Hint: This is a combinatorial approach: Suppose you visit vertices $x_1,x_2,\cdots ,x_k$ with $x_1=x,x_k=y,$ and $x_i\neq x_j$ for any $i\neq j.$ Then you need to know how many times you stay in each vertex and so you are interested in $(\alpha _1,\cdots ,\alpha _k)\in \mathbb{Z}^{\geq 0}$ such that $\sum _{i=1}^k\alpha _i=\ell.$ You can do this in $\binom{\ell -1}{k-1}$ ways. now, every time that you change vertex you paid $2$ and you have $n-1$ options. Can you add over this possibilities of $k$? Notice that you have to distinguish the second component, so the formula depends in if $\ell$ is even or odd and if we start with $b=d$ or not.

Edit: What i wrote was very incomplete. I am sorry for the inconvenience.

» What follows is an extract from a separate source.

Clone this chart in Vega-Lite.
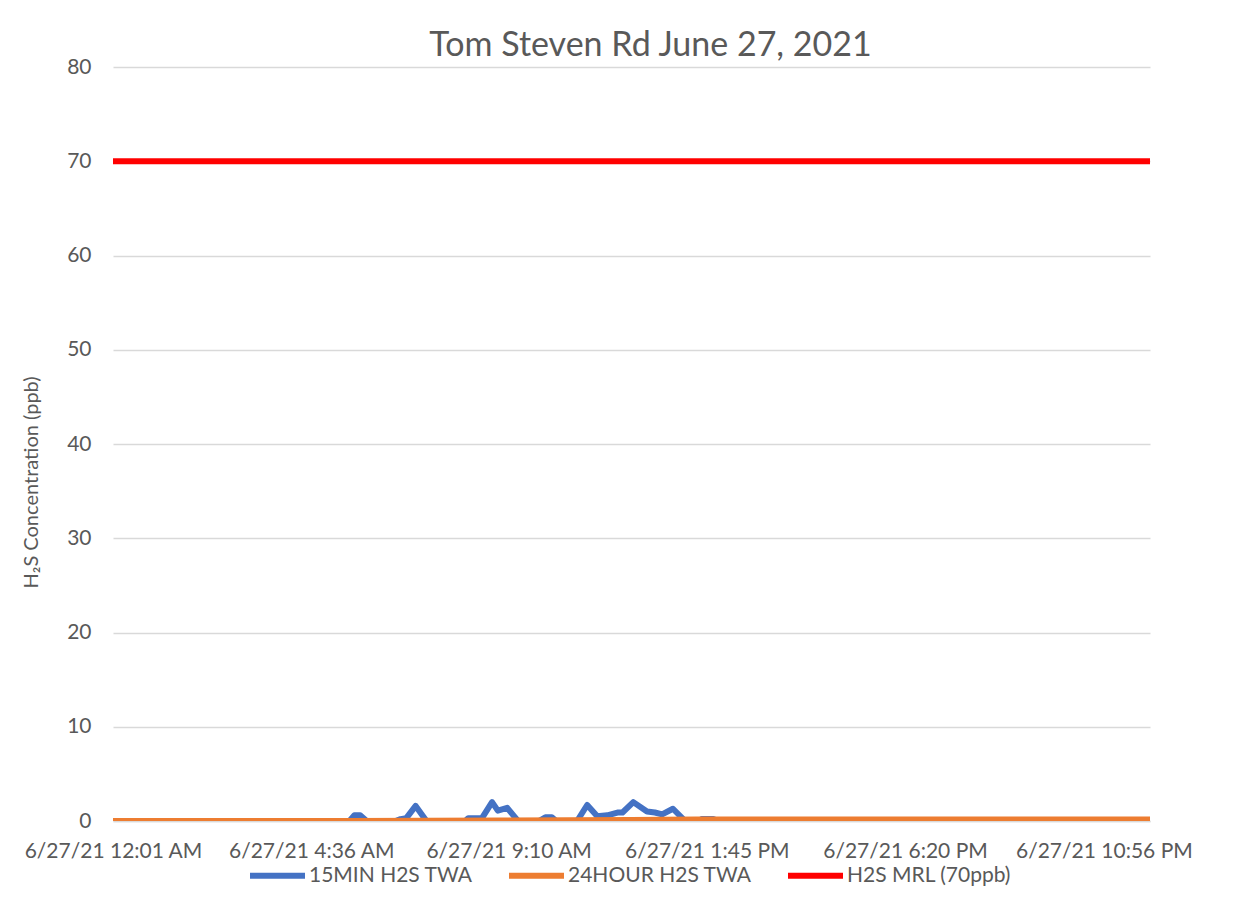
{
  "$schema": "https://vega.github.io/schema/vega-lite/v6.json",
  "autosize": "none",
  "width": 1037,
  "height": 754,
  "padding": {"left": 113, "top": 67, "right": 103, "bottom": 88},
  "background": "white",
  "title": {
    "text": "Tom Steven Rd June 27, 2021",
    "font": "Lato",
    "fontSize": 34,
    "fontWeight": "normal",
    "color": "#595959",
    "anchor": "middle",
    "baseline": "alphabetic",
    "offset": 10,
    "dx": 19,
    "dy": 44
  },
  "data": {
    "values": [
      {"t": "2021-06-27T00:01:00", "series": "15MIN H2S TWA", "v": 0},
      {"t": "2021-06-27T05:29:00", "series": "15MIN H2S TWA", "v": 0},
      {"t": "2021-06-27T05:36:00", "series": "15MIN H2S TWA", "v": 0.6},
      {"t": "2021-06-27T05:44:00", "series": "15MIN H2S TWA", "v": 0.6},
      {"t": "2021-06-27T05:53:00", "series": "15MIN H2S TWA", "v": 0},
      {"t": "2021-06-27T06:33:00", "series": "15MIN H2S TWA", "v": 0},
      {"t": "2021-06-27T06:40:00", "series": "15MIN H2S TWA", "v": 0.2},
      {"t": "2021-06-27T06:48:00", "series": "15MIN H2S TWA", "v": 0.3},
      {"t": "2021-06-27T07:01:00", "series": "15MIN H2S TWA", "v": 1.6},
      {"t": "2021-06-27T07:16:00", "series": "15MIN H2S TWA", "v": 0},
      {"t": "2021-06-27T08:10:00", "series": "15MIN H2S TWA", "v": 0},
      {"t": "2021-06-27T08:14:00", "series": "15MIN H2S TWA", "v": 0.3},
      {"t": "2021-06-27T08:33:00", "series": "15MIN H2S TWA", "v": 0.3},
      {"t": "2021-06-27T08:47:00", "series": "15MIN H2S TWA", "v": 2.0},
      {"t": "2021-06-27T08:55:00", "series": "15MIN H2S TWA", "v": 1.1},
      {"t": "2021-06-27T09:08:00", "series": "15MIN H2S TWA", "v": 1.4},
      {"t": "2021-06-27T09:23:00", "series": "15MIN H2S TWA", "v": 0},
      {"t": "2021-06-27T09:52:00", "series": "15MIN H2S TWA", "v": 0},
      {"t": "2021-06-27T10:01:00", "series": "15MIN H2S TWA", "v": 0.4},
      {"t": "2021-06-27T10:10:00", "series": "15MIN H2S TWA", "v": 0.4},
      {"t": "2021-06-27T10:16:00", "series": "15MIN H2S TWA", "v": 0},
      {"t": "2021-06-27T10:45:00", "series": "15MIN H2S TWA", "v": 0},
      {"t": "2021-06-27T10:59:00", "series": "15MIN H2S TWA", "v": 1.7},
      {"t": "2021-06-27T11:13:00", "series": "15MIN H2S TWA", "v": 0.5},
      {"t": "2021-06-27T11:27:00", "series": "15MIN H2S TWA", "v": 0.6},
      {"t": "2021-06-27T11:41:00", "series": "15MIN H2S TWA", "v": 0.9},
      {"t": "2021-06-27T11:48:00", "series": "15MIN H2S TWA", "v": 0.9},
      {"t": "2021-06-27T12:03:00", "series": "15MIN H2S TWA", "v": 2.0},
      {"t": "2021-06-27T12:22:00", "series": "15MIN H2S TWA", "v": 1.0},
      {"t": "2021-06-27T12:33:00", "series": "15MIN H2S TWA", "v": 0.9},
      {"t": "2021-06-27T12:43:00", "series": "15MIN H2S TWA", "v": 0.7},
      {"t": "2021-06-27T12:58:00", "series": "15MIN H2S TWA", "v": 1.3},
      {"t": "2021-06-27T13:15:00", "series": "15MIN H2S TWA", "v": 0},
      {"t": "2021-06-27T13:35:00", "series": "15MIN H2S TWA", "v": 0},
      {"t": "2021-06-27T13:38:00", "series": "15MIN H2S TWA", "v": 0.2},
      {"t": "2021-06-27T13:54:00", "series": "15MIN H2S TWA", "v": 0.2},
      {"t": "2021-06-27T14:01:00", "series": "15MIN H2S TWA", "v": 0},
      {"t": "2021-06-27T00:01:00", "series": "24HOUR H2S TWA", "v": 0},
      {"t": "2021-06-27T05:30:00", "series": "24HOUR H2S TWA", "v": 0},
      {"t": "2021-06-27T09:00:00", "series": "24HOUR H2S TWA", "v": 0.05},
      {"t": "2021-06-27T12:00:00", "series": "24HOUR H2S TWA", "v": 0.1},
      {"t": "2021-06-27T13:30:00", "series": "24HOUR H2S TWA", "v": 0.15},
      {"t": "2021-06-28T00:00:00", "series": "24HOUR H2S TWA", "v": 0.15},
      {"t": "2021-06-27T00:01:00", "series": "H2S MRL (70ppb)", "v": 70},
      {"t": "2021-06-28T00:00:00", "series": "H2S MRL (70ppb)", "v": 70}
    ]
  },
  "mark": {"type": "line", "strokeWidth": 6, "strokeCap": "round", "strokeJoin": "round", "clip": true},
  "encoding": {
    "x": {
      "field": "t",
      "type": "temporal",
      "scale": {
        "domain": [
          {"year": 2021, "month": 6, "date": 27, "hours": 0, "minutes": 1},
          {"year": 2021, "month": 6, "date": 28, "hours": 0, "minutes": 0}
        ]
      },
      "axis": {
        "title": null,
        "values": [
          {"year": 2021, "month": 6, "date": 27, "hours": 0, "minutes": 1},
          {"year": 2021, "month": 6, "date": 27, "hours": 4, "minutes": 36},
          {"year": 2021, "month": 6, "date": 27, "hours": 9, "minutes": 10},
          {"year": 2021, "month": 6, "date": 27, "hours": 13, "minutes": 45},
          {"year": 2021, "month": 6, "date": 27, "hours": 18, "minutes": 20},
          {"year": 2021, "month": 6, "date": 27, "hours": 22, "minutes": 56}
        ],
        "format": "%-m/%d/%y %-I:%M %p",
        "labelFont": "Lato",
        "labelFontSize": 21,
        "labelColor": "#595959",
        "labelPadding": 36,
        "labelBaseline": "alphabetic",
        "labelOverlap": false,
        "labelFlush": false,
        "labelLimit": 0,
        "ticks": false,
        "grid": false,
        "domain": true,
        "domainColor": "#D9D9D9",
        "domainWidth": 1.5
      }
    },
    "y": {
      "field": "v",
      "type": "quantitative",
      "scale": {"domain": [0, 80], "nice": false},
      "axis": {
        "title": "H₂S Concentration (ppb)",
        "titleFont": "Lato",
        "titleFontSize": 20,
        "titleFontWeight": "normal",
        "titleColor": "#595959",
        "titleX": -82,
        "titleY": 415,
        "titleAnchor": "middle",
        "titleBaseline": "middle",
        "titleAngle": -90,
        "values": [0, 10, 20, 30, 40, 50, 60, 70, 80],
        "labelFont": "Lato",
        "labelFontSize": 21,
        "labelColor": "#595959",
        "labelPadding": 22,
        "ticks": false,
        "domain": false,
        "grid": true,
        "gridColor": "#D9D9D9",
        "gridWidth": 1.5
      }
    },
    "color": {
      "field": "series",
      "type": "nominal",
      "scale": {
        "domain": ["15MIN H2S TWA", "24HOUR H2S TWA", "H2S MRL (70ppb)"],
        "range": ["#4472C4", "#ED7D31", "#FF0000"]
      },
      "legend": {
        "title": null,
        "orient": "none",
        "legendX": 134,
        "legendY": 778,
        "direction": "horizontal",
        "symbolType": "stroke",
        "symbolSize": 3025,
        "symbolStrokeWidth": 6,
        "labelFont": "Lato",
        "labelFontSize": 21,
        "labelColor": "#595959",
        "labelOffset": 1,
        "labelLimit": 0,
        "columnPadding": 24
      }
    }
  },
  "config": {"view": {"stroke": null}}
}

Now, fix $x$ as the vertex and fix a number $k\leq \ell,$ we would like to factor the path as follows: $$P=(x,a_1,\cdots ,a_{k})$$ apriori, forget that we want $a_{k}=y,$ but assume $a_{k}\neq x$ Then, this is like counting the number of closed paths in the complete graph starting and ending at $x$ of length $k +1$ which can be counted or found using the eigenvalues to be $$\frac{(n-1)^{k +1}-(n-1)(-1)^{k}}{n},$$

Now, we are allowing cycles(so notice that the $a_i$ are paths in between elements with the same first coordinate), and so we want to stay in each vertex $a_k$ a time, say $\alpha _i\geq 1.$ So we have a vector $(\alpha _0,\alpha _1,\cdots ,\alpha _k)\in \mathbb{Z}^{>0}$ such that $\sum _{i=0}^k\alpha _i=\ell+1$ as said before, this can be counted in $\binom{\ell }{k}$ ways. Now, any time that we switch vertex we have $2$ options as the graph has two edges in between these kind of vertices, so we have to pay $2^k.$ Now, by symmetry, going to any of the vertices $\neq x$ should have the same number of paths, and so adding all the possible $k$ we get $$\frac{1}{n}\sum _{k=1}^\ell \binom{\ell}{k}2^k((n-1)^k-(-1)^k)$$ Here i am assuming that the first components of $x$ and $y$ are different. Now we have to take care of the parity and the case in which $x,y$ have same first component. Can you do it?